START
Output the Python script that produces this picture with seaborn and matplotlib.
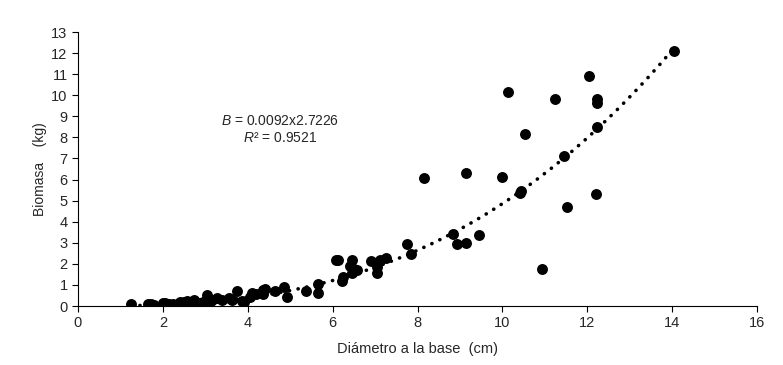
import matplotlib
matplotlib.use("Agg")
import matplotlib.pyplot as plt
import seaborn as sns
import pandas as pd
import numpy as np

# diameter at base (cm) and biomass (kg)
diametro = [1.25, 1.66, 1.72, 1.80, 2.00, 2.05, 2.10, 2.15, 2.25, 2.41, 2.50, 2.56, 2.65,
            2.74, 2.80, 2.84, 2.95, 3.05, 3.10, 3.15, 3.28, 3.40, 3.55, 3.63, 3.75, 3.86,
            3.90, 4.06, 4.10, 4.20, 4.36, 4.37, 4.41, 4.65, 4.85, 4.93, 5.38, 5.65, 5.65,
            6.07, 6.13, 6.22, 6.25, 6.40, 6.45, 6.45, 6.50, 6.58, 6.90, 7.04, 7.04, 7.12,
            7.25, 7.74, 7.85, 8.15, 8.84, 8.93, 9.14, 9.15, 9.45, 10.00, 10.14, 10.42,
            10.44, 10.54, 10.94, 11.24, 11.44, 11.53, 12.05, 12.20, 12.23, 12.23, 12.23,
            14.04]
biomasa = [0.10, 0.10, 0.08, 0.05, 0.15, 0.16, 0.10, 0.10, 0.08, 0.20, 0.20, 0.22, 0.20,
           0.28, 0.15, 0.16, 0.20, 0.52, 0.18, 0.30, 0.36, 0.30, 0.40, 0.28, 0.73, 0.25,
           0.20, 0.45, 0.60, 0.55, 0.76, 0.55, 0.79, 0.70, 0.89, 0.45, 0.71, 1.04, 0.60,
           2.18, 2.18, 1.20, 1.40, 1.90, 2.18, 1.58, 1.75, 1.70, 2.15, 1.83, 1.55, 2.18,
           2.30, 2.92, 2.47, 6.06, 3.42, 2.94, 6.30, 3.00, 3.37, 6.12, 10.15, 5.35,
           5.46, 8.15, 1.74, 9.82, 7.12, 4.68, 10.90, 5.30, 9.82, 9.62, 8.48,
           12.08]

# power trend line shown on the chart
coef_a = 0.0092
coef_b = 2.7226
r2 = 0.9521

df = pd.DataFrame({"diametro": diametro, "biomasa": biomasa})

sns.set_style("ticks")
plt.rcParams["font.family"] = ["Liberation Sans", "DejaVu Sans"]
plt.rcParams["mathtext.fontset"] = "custom"
plt.rcParams["mathtext.rm"] = "Liberation Sans"
plt.rcParams["mathtext.it"] = "Liberation Sans:italic"

fig = plt.figure(figsize=(7.83, 3.65), dpi=100)
ax = fig.add_axes([0.0996, 0.1616, 0.8674, 0.7507])

xs = np.linspace(min(diametro), max(diametro), 200)
ax.plot(xs, coef_a * xs ** coef_b, color="black", linewidth=2.6,
        linestyle=(0, (0.05, 2.4)), dash_capstyle="round", zorder=2)

sns.scatterplot(data=df, x="diametro", y="biomasa", ax=ax, color="black",
                s=62, edgecolor="black", linewidth=0, zorder=3)

ax.set_xlim(0, 16)
ax.set_ylim(0, 13)
ax.set_xticks(range(0, 17, 2))
ax.set_yticks(range(0, 14, 1))
ax.tick_params(labelsize=10.5, length=4, width=0.8, color="black", direction="out")
for side in ["top", "right"]:
    ax.spines[side].set_visible(False)
for side in ["left", "bottom"]:
    ax.spines[side].set_linewidth(0.8)
    ax.spines[side].set_color("black")

ax.set_xlabel("Diámetro a la base  (cm)", fontsize=10.5, labelpad=8)
ax.set_ylabel("Biomasa    (kg)", fontsize=10, labelpad=3)

ax.text(4.77, 8.78, r"$B$ = " + f"{coef_a}x{coef_b}", ha="center", va="center", fontsize=10)
ax.text(4.77, 7.97, r"$R$² = " + f"{r2}", ha="center", va="center", fontsize=10)

fig.savefig("out.png", dpi=100)
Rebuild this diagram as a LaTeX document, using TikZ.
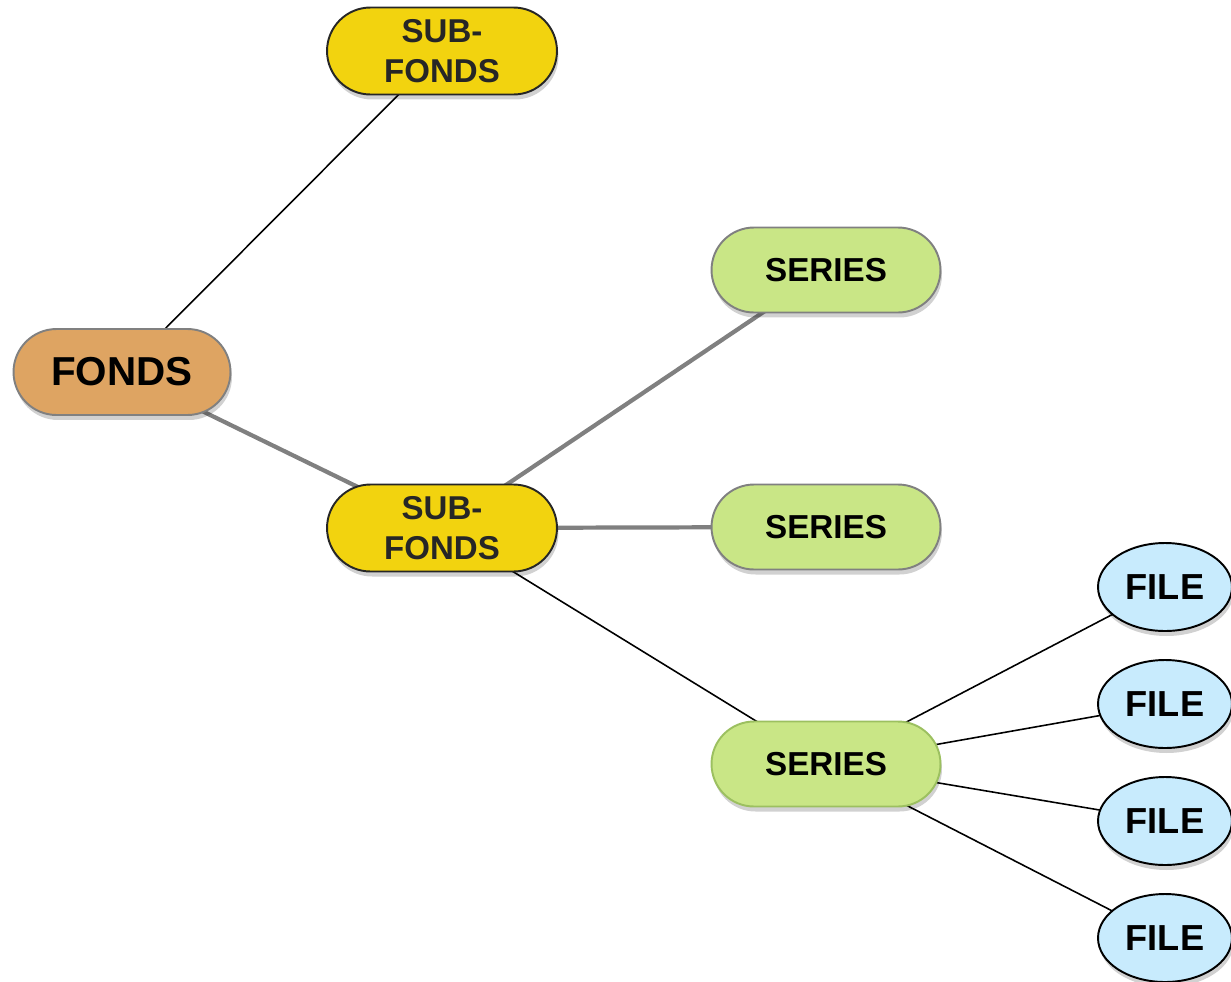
\documentclass[tikz,border=0pt]{standalone}
\usepackage{fontspec}
\setmainfont{Liberation Sans}
\usetikzlibrary{shapes.geometric,shadows,backgrounds}

\definecolor{fondsfill}{HTML}{DEA462}
\definecolor{subfill}{HTML}{F2D30F}
\definecolor{seriesfill}{HTML}{C9E686}
\definecolor{seriesgreen}{HTML}{9CC060}
\definecolor{filefill}{HTML}{C8EBFD}
\definecolor{edgegray}{HTML}{808080}

\tikzset{
  softshadow/.style={drop shadow={shadow xshift=0.03cm, shadow yshift=-0.1cm, opacity=0.18, fill=black}},
  pill/.style={rectangle, draw, line width=1.1pt, softshadow, text centered, inner sep=0pt},
  fondsbox/.style={pill, fill=fondsfill, draw=edgegray, minimum width=4.34cm, minimum height=1.72cm,
    rounded corners=0.86cm, font=\fontsize{23}{26}\selectfont\bfseries},
  subbox/.style={pill, fill=subfill, draw=black!85, minimum width=4.6cm, minimum height=1.74cm,
    rounded corners=0.87cm, align=center, text=black!85, font=\fontsize{18.8}{23}\selectfont\bfseries},
  seriesbox/.style={pill, fill=seriesfill, draw=edgegray, minimum width=4.58cm, minimum height=1.7cm,
    rounded corners=0.85cm, font=\fontsize{18.9}{22}\selectfont\bfseries},
  filebox/.style={ellipse, draw=black, line width=1.1pt, fill=filefill, softshadow, inner sep=0pt,
    minimum width=2.68cm, minimum height=1.76cm, font=\fontsize{20.6}{22}\selectfont\bfseries},
  thinlink/.style={draw=black, line width=0.9pt},
  thicklink/.style={draw=edgegray, line width=2.4pt}
}

\begin{document}
\begin{tikzpicture}[x=0.02cm, y=-0.02cm]
  \useasboundingbox (0,0) rectangle (1231,981);

  % hierarchy levels
  \node[fondsbox] (fonds) at (122,372) {FONDS};
  \node[subbox] (subtop) at (442,51) {SUB-\\FONDS};
  \node[subbox] (submid) at (442,528) {SUB-\\FONDS};
  \node[seriesbox] (serA) at (826,270) {SERIES};
  \node[seriesbox] (serB) at (826,527) {SERIES};
  \node[seriesbox, draw=seriesgreen] (serC) at (826,764) {SERIES};
  \node[filebox] (fileA) at (1165,587) {FILE};
  \node[filebox] (fileB) at (1165,704) {FILE};
  \node[filebox] (fileC) at (1165,821) {FILE};
  \node[filebox] (fileD) at (1165,938) {FILE};

  % connectors, behind the nodes
  \begin{pgfonlayer}{background}
    \draw[thinlink] (fonds.center) -- (subtop.center);
    \draw[thicklink] (fonds.center) -- (submid.center);
    \draw[thicklink] (submid.center) -- (serA.center);
    \draw[thicklink] (submid.center) -- (serB.center);
    \draw[thinlink] (submid.center) -- (serC.center);
    \draw[thinlink] (serC.center) -- (fileA.center);
    \draw[thinlink] (serC.center) -- (fileB.center);
    \draw[thinlink] (serC.center) -- (fileC.center);
    \draw[thinlink] (serC.center) -- (fileD.center);
  \end{pgfonlayer}
\end{tikzpicture}
\end{document}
END
Task to carry out:
Gather all lines from the records above in which "matplotlib" appears.

Written response:
Output the Python script that produces this picture with seaborn and matplotlib.
import matplotlib
matplotlib.use("Agg")
import matplotlib.pyplot as plt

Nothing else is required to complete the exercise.